Every now and then, a movie shows up that becomes the flavor of the month. A Girl Walks Home Alone at Night was one of those movies for a little while, enough that I’d heard a great deal about it almost as soon as it appeared on NetFlix streaming. There are a number of things that make this an interesting film. First, it’s a modern black-and-white horror movie. Second, it’s a feminist vampire movie. Third, it’s a feminist vampire movie that is in Persian and was written and directed by an Iranian woman. Sure, it was filmed in California, but there’s a lot going on here that seems to be aimed at screwing with those in religious authority in a large part of the world.
This is an unusual movie even beyond all of the things that make it an unusual movie in terms of what it is. Since we’ve got a vampire here, this is at least marginally a horror movie and the truth is that it doesn’t ever really get that far away from being marginally a horror movie. It’s a lot closer to social commentary, specifically on feminism, than it is on anything else. There are only a couple of actual vampire attacks, one of which is pretty brutal. Instead, this focuses more on the characters and the lives they live in a place known as Bad City.
We don’t start with much of a vampire film, actually. Instead, we’re dealing with Arash (Arash Marandi), a young Iranian man who does some sort of work for a wealthy family. Arash’s problem is his father, Hossein (Marshall Manesh), who has become a heroin addict. Because of his addiction, Hossein is greatly in debt to Saeed (Dominic Rains), a drug dealer and pimp, who takes Arash’s prized car as collateral for all of the money he is owed. The next day while at work, Arash steals a pair of diamond earrings from Shaydah (Rome Shadanloo), the daughter of his employer. His intent is to use the earrings to get his car back from Saeed.

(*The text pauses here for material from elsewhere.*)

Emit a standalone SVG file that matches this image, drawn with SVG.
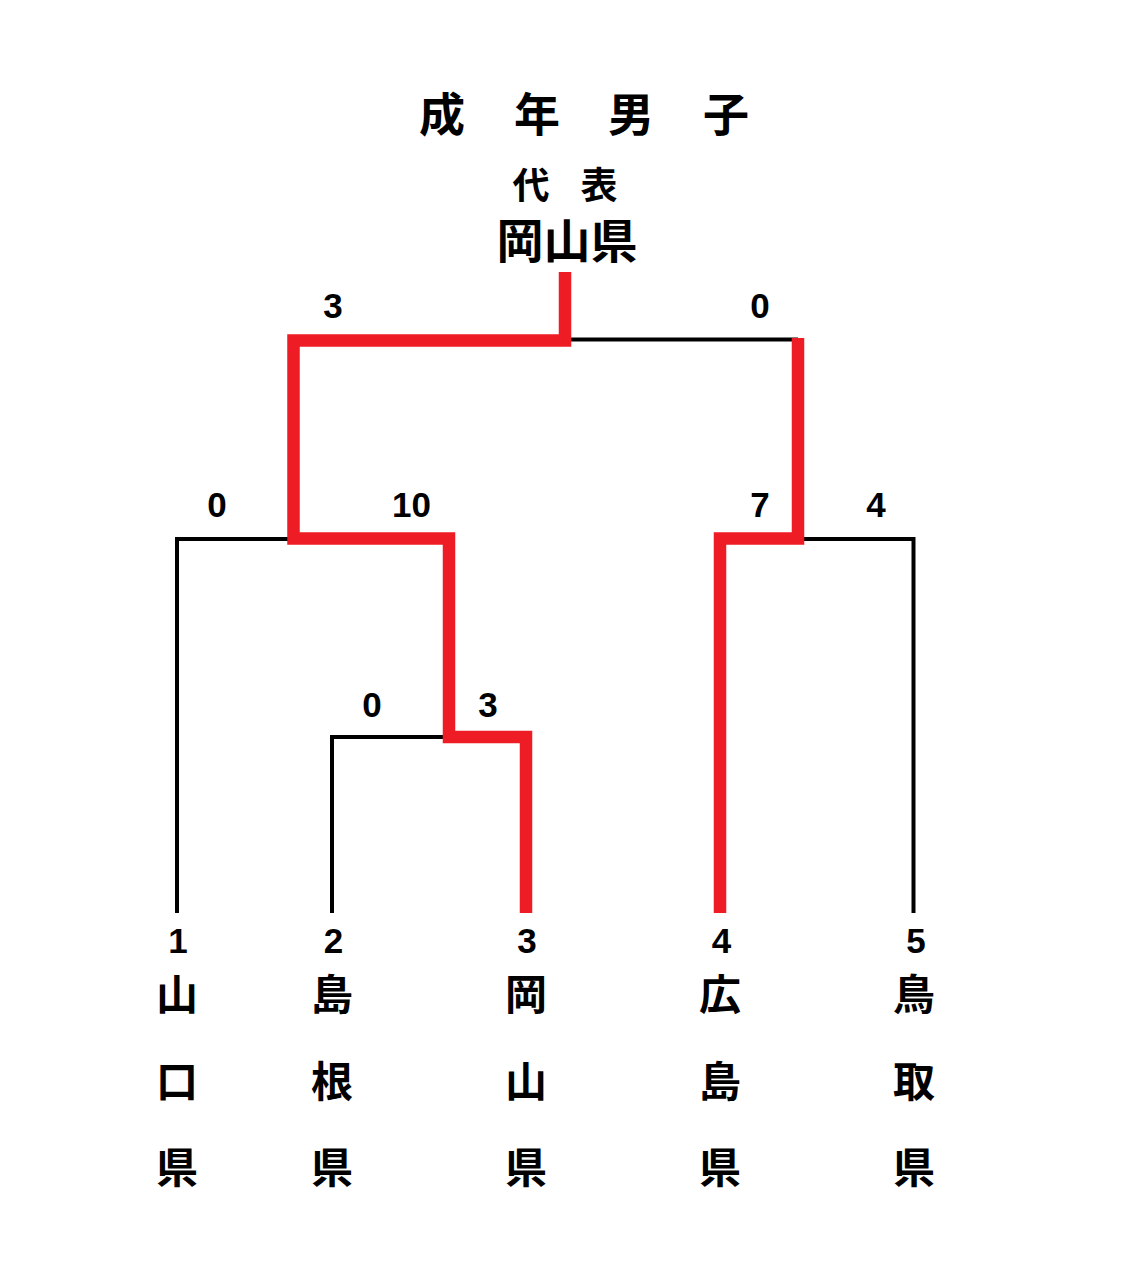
<svg xmlns="http://www.w3.org/2000/svg" width="1129" height="1280" viewBox="0 0 1129 1280">
<style>
.jp{font-family:"Noto Sans CJK JP","Noto Sans CJK SC",sans-serif;font-weight:bold;fill:#000;text-anchor:middle}
.num{font-family:"Liberation Sans",Arial,sans-serif;font-weight:bold;font-size:35px;fill:#000;text-anchor:middle}
.blk{fill:none;stroke:#000;stroke-width:4;stroke-linejoin:miter}
.red{fill:none;stroke:#EE1C25;stroke-width:12.5;stroke-linejoin:miter;stroke-linecap:butt}
.name{font-size:42px}
</style>
<rect width="1129" height="1280" fill="#fff"/>
<g id="title">
<text class="jp" font-size="46" y="131"><tspan x="442">成</tspan><tspan x="537">年</tspan><tspan x="631">男</tspan><tspan x="726">子</tspan></text>
</g>
<g id="champion">
<text class="jp" font-size="37" y="199"><tspan x="531">代</tspan><tspan x="599">表</tspan></text>
<text class="jp" font-size="47" x="567" y="258">岡山県</text>
</g>
<g id="connectors">
<path class="blk" d="M177,913 V539 H293"/>
<path class="blk" d="M332,913 V737 H449"/>
<path class="blk" d="M565,339.5 H798"/>
<path class="blk" d="M798,539 H913.5 V913"/>
<path class="red" d="M526,913 V737 H449 V538.5 H293.5 V340.5 H565 V272"/>
<path class="red" d="M720,913 V538.5 H798 V338"/>
</g>
<g id="scores">
<text class="num" x="333" y="318">3</text>
<text class="num" x="760" y="318">0</text>
<text class="num" x="217" y="517">0</text>
<text class="num" x="411.5" y="517">10</text>
<text class="num" x="760" y="517">7</text>
<text class="num" x="876" y="517">4</text>
<text class="num" x="372" y="717">0</text>
<text class="num" x="488" y="717">3</text>
</g>
<g id="team1">
<text class="num" x="178" y="953">1</text>
<text class="jp name"><tspan x="177" y="1010">山</tspan><tspan x="177" y="1097">口</tspan><tspan x="177" y="1183">県</tspan></text>
</g>
<g id="team2">
<text class="num" x="333.5" y="953">2</text>
<text class="jp name"><tspan x="332" y="1010">島</tspan><tspan x="332" y="1097">根</tspan><tspan x="332" y="1183">県</tspan></text>
</g>
<g id="team3">
<text class="num" x="527" y="953">3</text>
<text class="jp name"><tspan x="526" y="1010">岡</tspan><tspan x="526" y="1097">山</tspan><tspan x="526" y="1183">県</tspan></text>
</g>
<g id="team4">
<text class="num" x="721.5" y="953">4</text>
<text class="jp name"><tspan x="720" y="1010">広</tspan><tspan x="720" y="1097">島</tspan><tspan x="720" y="1183">県</tspan></text>
</g>
<g id="team5">
<text class="num" x="916" y="953">5</text>
<text class="jp name"><tspan x="914" y="1010">鳥</tspan><tspan x="914" y="1097">取</tspan><tspan x="914" y="1183">県</tspan></text>
</g>
</svg>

Unfortunately for Saeed, he runs into the eponymous and otherwise unnamed girl (Sheila Vand), who walks the streets at night. The girl is a vampire, which she demonstrates to us by first revealing her fangs, second by biting off Saeed’s finger, and third by killing him in that classic vampiric way. As she leaves, Arash has arrived to get his car back. He finds a dead Saeed, so he takes his car key and leaves, taking Saeed’s briefcase of drugs and money as well.
What follows is a slow development of something like a relationship between Arash and the girl. Additionally, Arash deals with his junkie father by throwing him out, and the girl deals with him by killing him while he is in the company of Atti (Mozhan Marno), a prostitute working for the late Saeed. Arash is naturally tentative around the girl since he’s pretty sure she killed Saeed and eventually convinced that she may have killed his father as well. And then the film ends.

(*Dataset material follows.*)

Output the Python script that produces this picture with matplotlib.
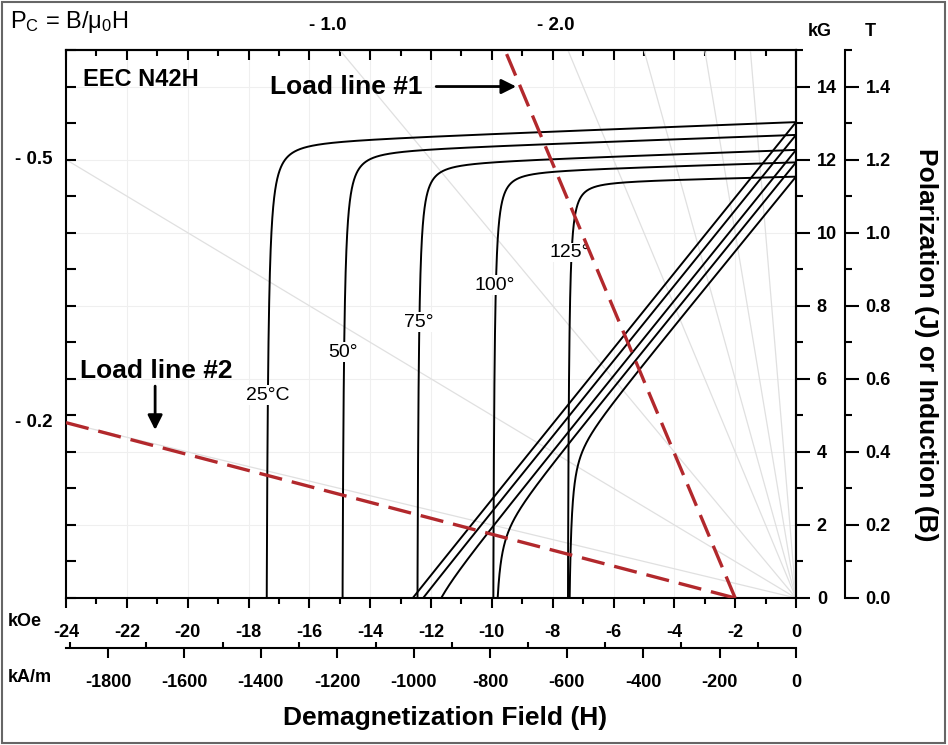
import numpy as np
import matplotlib.pyplot as plt
from matplotlib.ticker import MultipleLocator, FormatStrFormatter
from matplotlib.patches import Rectangle

plt.rcParams['font.family'] = ['Liberation Sans', 'DejaVu Sans']
plt.rcParams['font.weight'] = 'bold'
plt.rcParams['axes.unicode_minus'] = False
plt.rcParams['mathtext.fontset'] = 'custom'
plt.rcParams['mathtext.rm'] = 'Liberation Sans'
plt.rcParams['mathtext.default'] = 'regular'

# curvas J (intrinseca) y B (normal) por temperatura
temps = ['25°C', '50°', '75°', '100°', '125°']
br = [13.03, 12.68, 12.27, 11.93, 11.54]        # kG en H = 0
hk = [-17.48, -14.98, -12.51, -10.01, -7.55]    # kOe, donde cae J
rev_slope = [0.032, 0.030, 0.030, 0.026, 0.020]
knee = [0.28, 0.24, 0.20, 0.17, 0.14]
label_b = [5.55, 6.73, 7.55, 8.56, 9.46]

# lineas de carga (kOe, kG)
load1_h = [-2.0, -9.57]
load1_b = [0.0, 15.0]
load2_h = [-24.0, -2.0]
load2_b = [4.8, 0.0]

# rectas Pc desde el origen
pc_lines = [0.2, 0.5, 1.0, 2.0, 3.0, 5.0, 10.0]
pc_left = [0.5, 0.2]
pc_top = [1.0, 2.0]

KOE_TO_KAM = 79.5775
red = '#b2282c'

fig = plt.figure(figsize=(9.48, 7.45), dpi=100)
ax = fig.add_axes([66 / 948, 147 / 745, 730 / 948, 548 / 745])
ax.set_xlim(-24, 0)
ax.set_ylim(0, 15)

for h in range(-22, 0, 2):
    ax.axvline(h, color='#efefef', lw=0.8, zorder=0)
for b in range(2, 15, 2):
    ax.axhline(b, color='#efefef', lw=0.8, zorder=0)

hh = np.array([-24.0, 0.0])
for pc in pc_lines:
    ax.plot(hh, -pc * hh, color='#e0e0e0', lw=0.9, zorder=1)

for i in range(len(temps)):
    x = np.geomspace(0.003, -hk[i], 4000)
    H = hk[i] + x
    J = br[i] + rev_slope[i] * H - knee[i] / x ** 1.5
    ax.plot(H, J, color='black', lw=1.4, zorder=3)
    ax.plot(H, J + H, color='black', lw=1.4, zorder=3)
    ax.text(hk[i] + 0.1, label_b[i], temps[i], ha='center', va='center',
            fontsize=14, fontweight='normal', zorder=4,
            bbox=dict(fc='white', ec='none', pad=1.0))

ax.plot(load1_h, load1_b, color=red, lw=2.4, dashes=(7, 3), zorder=5)
ax.plot(load2_h, load2_b, color=red, lw=2.4, dashes=(7, 3), zorder=5)

ax.text(-23.45, 14.2, 'EEC N42H', fontsize=17, va='center', ha='left')
ax.annotate('Load line #1', xy=(-9.2, 14.0), xytext=(-17.3, 14.0),
            fontsize=19, va='center', ha='left',
            arrowprops=dict(arrowstyle='-|>', color='black', lw=2, mutation_scale=22,
                            shrinkA=8, shrinkB=0))
ax.text(-23.55, 6.2, 'Load line #2', fontsize=19, va='center', ha='left')
ax.annotate('', xy=(-21.07, 4.6), xytext=(-21.07, 5.8),
            arrowprops=dict(arrowstyle='-|>', color='black', lw=2, mutation_scale=22,
                            shrinkA=0, shrinkB=0))

for pc in pc_left:
    ax.text(-24.45, 24 * pc, '- %.1f' % pc, fontsize=13.5, ha='right', va='center')
for pc in pc_top:
    ax.text(-15 / pc - 0.4, 15.45, '- %.1f' % pc, fontsize=13.5, ha='center', va='bottom')

for s in ax.spines.values():
    s.set_linewidth(1.5)

ax.xaxis.set_major_locator(MultipleLocator(2))
ax.xaxis.set_minor_locator(MultipleLocator(1))
ax.tick_params(axis='x', which='major', direction='out', length=7, width=1.5, pad=12, labelsize=13)
ax.tick_params(axis='x', which='minor', direction='out', length=4, width=1.5)
ax.yaxis.set_major_locator(MultipleLocator(1))
ax.tick_params(axis='y', direction='in', length=7, width=1.5, labelleft=False)

top = ax.secondary_xaxis('top')
top.xaxis.set_major_locator(MultipleLocator(2))
top.xaxis.set_minor_locator(MultipleLocator(1))
top.tick_params(axis='x', which='major', direction='in', length=7, width=1.5, labeltop=False)
top.tick_params(axis='x', which='minor', direction='in', length=4, width=1.5)
top.spines['top'].set_linewidth(1.5)

kg = ax.secondary_yaxis('right')
kg.set_yticks(range(0, 15, 2))
kg.yaxis.set_minor_locator(MultipleLocator(1))
kg.tick_params(axis='y', which='major', direction='out', length=10, width=1.5, pad=5, labelsize=13)
kg.tick_params(axis='y', which='minor', direction='out', length=5, width=1.5)
kg.spines['right'].set_linewidth(1.5)

tesla = ax.secondary_yaxis(1.067, functions=(lambda b: b / 10, lambda t: t * 10))
tesla.set_yticks(np.arange(0, 1.41, 0.2))
tesla.yaxis.set_major_formatter(FormatStrFormatter('%.1f'))
tesla.yaxis.set_minor_locator(MultipleLocator(0.1))
tesla.tick_params(axis='y', which='major', direction='out', length=10, width=1.5, pad=5, labelsize=13)
tesla.tick_params(axis='y', which='minor', direction='out', length=5, width=1.5)
tesla.spines['right'].set_linewidth(1.5)

kam = ax.secondary_xaxis(-50 / 548, functions=(lambda h: h * KOE_TO_KAM, lambda a: a / KOE_TO_KAM))
kam.set_xticks(range(-1800, 1, 200))
kam.xaxis.set_minor_locator(MultipleLocator(100))
kam.tick_params(axis='x', which='major', direction='out', length=7, width=1.5, pad=12, labelsize=13)
kam.tick_params(axis='x', which='minor', direction='in', length=4, width=1.5)
kam.spines['bottom'].set_linewidth(1.5)

fig.text(8 / 948, 1 - 622 / 745, 'kOe', fontsize=13, va='center', ha='left')
fig.text(8 / 948, 1 - 678 / 745, 'kA/m', fontsize=13, va='center', ha='left')
fig.text(820 / 948, 1 - 31 / 745, 'kG', fontsize=13, va='center', ha='center')
fig.text(870 / 948, 1 - 31 / 745, 'T', fontsize=13, va='center', ha='center')
fig.text(10 / 948, 1 - 22 / 745, 'P$_C$ = B/μ$_0$H', fontsize=17, fontweight='normal',
         va='center', ha='left')
fig.text(445 / 948, 1 - 718 / 745, 'Demagnetization Field (H)', fontsize=19,
         va='center', ha='center')
fig.text(926 / 948, 1 - 345 / 745, 'Polarization (J) or Induction (B)', fontsize=19,
         rotation=-90, va='center', ha='center')

fig.patches.append(Rectangle((0.002, 0.003), 0.995, 0.994, transform=fig.transFigure,
                             fill=False, edgecolor='#666666', lw=1.5))

fig.savefig('out.png', dpi=100)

What’s naturally interesting here is that this is an Iranian film that puts virtually all of the sexual power into the hands of the women. Additionally, the girl walks the streets in a chador—a traditional female outer garment—while the other women wear Western clothing and appear not to be concerned about what is generally assumed to be customary clothing. In a sense, the girl is representing the traditional while countering the traditional at the same time. It’s subversive in that respect, which is one of the things I rather enjoyed about the film.
It is difficult to call this a horror film, though. The body count is surprisingly low for a horror movie, and while the death of Saeed starts out pretty graphic, there’s not much else in the film that would qualify as typical horror fare. It’s far more about the society that these characters live in. It’s a dark place and no one seems really innocent. Even the young boy (Milad Eghbali) who shows up in several scenes may not be as innocent has he appears.

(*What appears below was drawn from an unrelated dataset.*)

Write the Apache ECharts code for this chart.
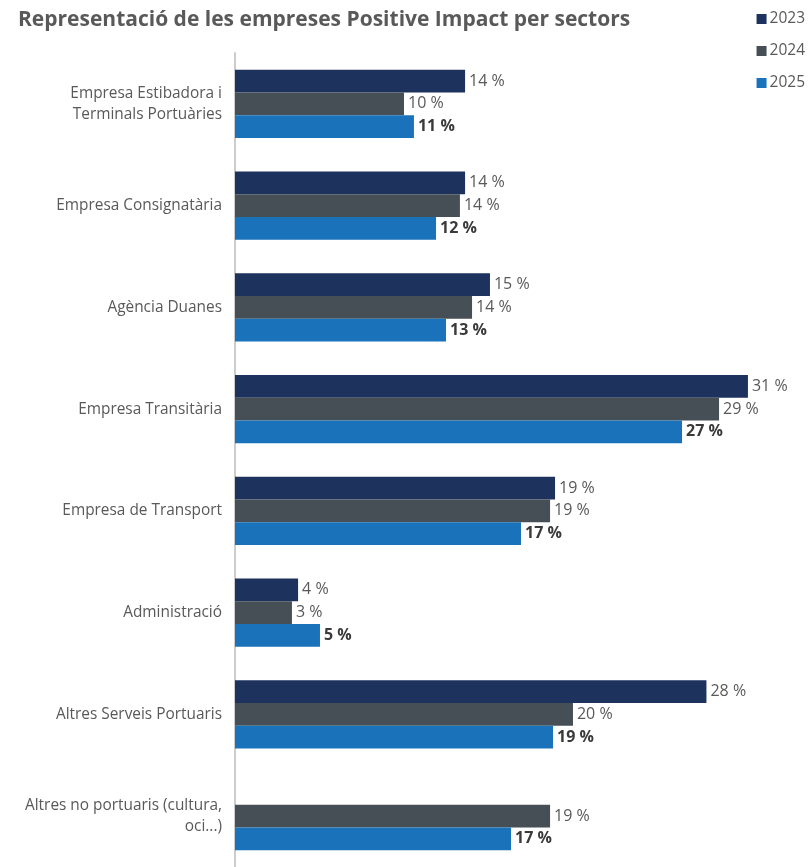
<!DOCTYPE html>
<html>
<head>
<meta charset="utf-8">
<script src="https://cdn.jsdelivr.net/npm/echarts@6/dist/echarts.min.js"></script>
<style>
html,body{margin:0;padding:0;background:#fff;}
#chart{width:810px;height:867px;}
</style>
</head>
<body>
<div id="chart"></div>
<script>
const titleText = 'Representació de les empreses Positive Impact per sectors';
const categories = [
  'Empresa Estibadora i\nTerminals Portuàries',
  'Empresa Consignatària',
  'Agència Duanes',
  'Empresa Transitària',
  'Empresa de Transport',
  'Administració',
  'Altres Serveis Portuaris',
  'Altres no portuaris (cultura,\noci...)'
];
const seriesNames = ['2023', '2024', '2025'];
const values2023 = [13.86, 13.86, 15.36, 30.9, 19.28, 3.8, 28.4, null];
const values2024 = [10.18, 13.55, 14.28, 29.16, 18.98, 3.43, 20.36, 18.98];
const values2025 = [10.78, 12.11, 12.71, 26.93, 17.23, 5.12, 19.16, 16.63];
const colors = ['#1d325d', '#474f56', '#1a73ba'];

const chart = echarts.init(document.getElementById('chart'), null, {renderer: 'canvas'});
const FONT = '"Open Sans", "Noto Sans", sans-serif';

function mkSeries(name, data, color, bold) {
  return {
    name: name,
    type: 'bar',
    data: data,
    barGap: '0%',
    barCategoryGap: '33%',
    itemStyle: {color: color},
    label: {
      show: true,
      position: 'right',
      distance: 4,
      fontFamily: FONT,
      fontSize: 16,
      fontWeight: bold ? 'bold' : 'normal',
      color: bold ? '#3a3a3a' : '#595959',
      formatter: p => (p.value == null ? '' : Math.round(p.value) + ' %')
    },
    emphasis: {disabled: true},
    animation: false
  };
}

chart.setOption({
  animation: false,
  title: {
    text: titleText,
    left: 13,
    top: 5,
    textStyle: {fontFamily: '"Liberation Sans Narrow", "Open Sans", sans-serif', fontSize: 21, fontWeight: 'bold', color: '#595959'}
  },
  legend: {
    data: seriesNames,
    orient: 'vertical',
    right: 0,
    top: 6,
    itemWidth: 10,
    itemHeight: 10,
    itemGap: 16,
    icon: 'rect',
    textStyle: {fontFamily: FONT, fontSize: 15.5, color: '#595959', padding: [0, 0, 0, -2]}
  },
  grid: {left: 235, right: 10.6, top: 53, bottom: -1, containLabel: false},
  xAxis: {
    type: 'value',
    min: 0,
    max: 34,
    show: false
  },
  yAxis: {
    type: 'category',
    data: categories,
    inverse: true,
    axisLine: {show: true, lineStyle: {color: '#cccccc', width: 2}},
    axisTick: {show: false},
    axisLabel: {
      margin: 13,
      fontFamily: FONT,
      fontSize: 15.4,
      color: '#595959',
      align: 'right',
      lineHeight: 21
    }
  },
  series: [
    mkSeries('2023', values2023, colors[0], false),
    mkSeries('2024', values2024, colors[1], false),
    mkSeries('2025', values2025, colors[2], true)
  ]
});
</script>
</body>
</html>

This is an unusual movie, and not one that is that easy to parse. It’s a movie that I think I probably need to watch again, perhaps more than once, to really dig into what is there. At the very least, I find it incredibly intriguing, and I’m very interested in seeing what director Ana Lily Amirpour does from here. The world needs more good and interesting female filmmakers, and Amirpour looks like she’s poised to join that company.
I can’t fully explain why I find this as interesting as I do. I’m kind of okay with that, but I definitely want to go through it again.
Why to watch A Girl Walks Home Alone at Night: It’s a unique experience.
Why not to watch: It’s not much of a horror movie.